In the Alice in Wonderland world of the Zimbabwe economy there are at least six exchange rates - probably more. The official rate of Z$55 to the US dollar is largely a government fiction since it applies to only about a quarter of total transactions, chiefly fuel and electricity. Tobacco growers get a rate of Z$65, gold producers around Z$80, the airlines charge Z$85, the free market rate is Z$120 and there is a stock market rate on Old Mutual shares of Z$150. This situation is tailormade for the arbitrageurs to buy in one market and sell in another, an invitation to corruption and inefficiency. It is also part of the price that the ruling Zanu-PF is forcing Zimbabweans to pay as it pulls out all the stops in an attempt to hold on to power at any cost.

Can it work?
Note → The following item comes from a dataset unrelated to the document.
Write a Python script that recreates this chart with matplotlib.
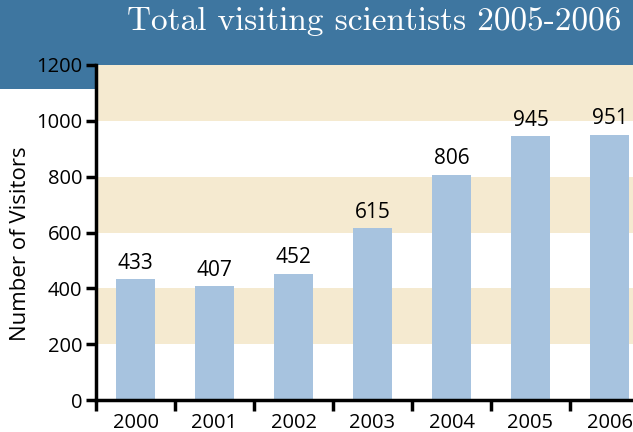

Almost certainly not. For it to work there will have to be a dramatic reversal on the part of the international community, which has been outraged by recent threats against diplomatic missions, businesses and even donor agencies. Harare still hopes that South Africa will come riding to its rescue, but this seems increasingly unlikely. Pretoria was among the first to complain publicly when the war veterans invaded its businesses in Zimbabwe.

South Africa's terms for helping Zimbabwe - abandonment of the fast-track land resettlement programme, a return to the rule of law and a commitment to free and fair elections - have been rejected by the Mugabe government. In this situation it can have little influence unless it is prepared to pull the plug on Zimbabwe's fuel and electricity supply, something President Mbeki has always ruled out.

No one knows what it will cost eventually to revive the economy. Commercial farming is the backbone of the economy. The chaotic transformation of a vibrant commercial farming sector into a small-scale sector capable of producing low-technology products, dependent on government funding and extension services and with a low propensity to invest will prove to be a major setback.

Finance minister Simba Makoni's reckless monetary policy will lead to sharply higher inflation before the year is out, along with a substantial devaluation of the currency. On top of that, there will be the long-term costs to the economy of the loss of skills, destruction of savings and the threat to the financial sector as a whole, but especially the institutional investors. It will be a long haul to restore what the Mugabe government has destroyed.

Tony Hawkins is professor of business studies at the University of Zimbabwe.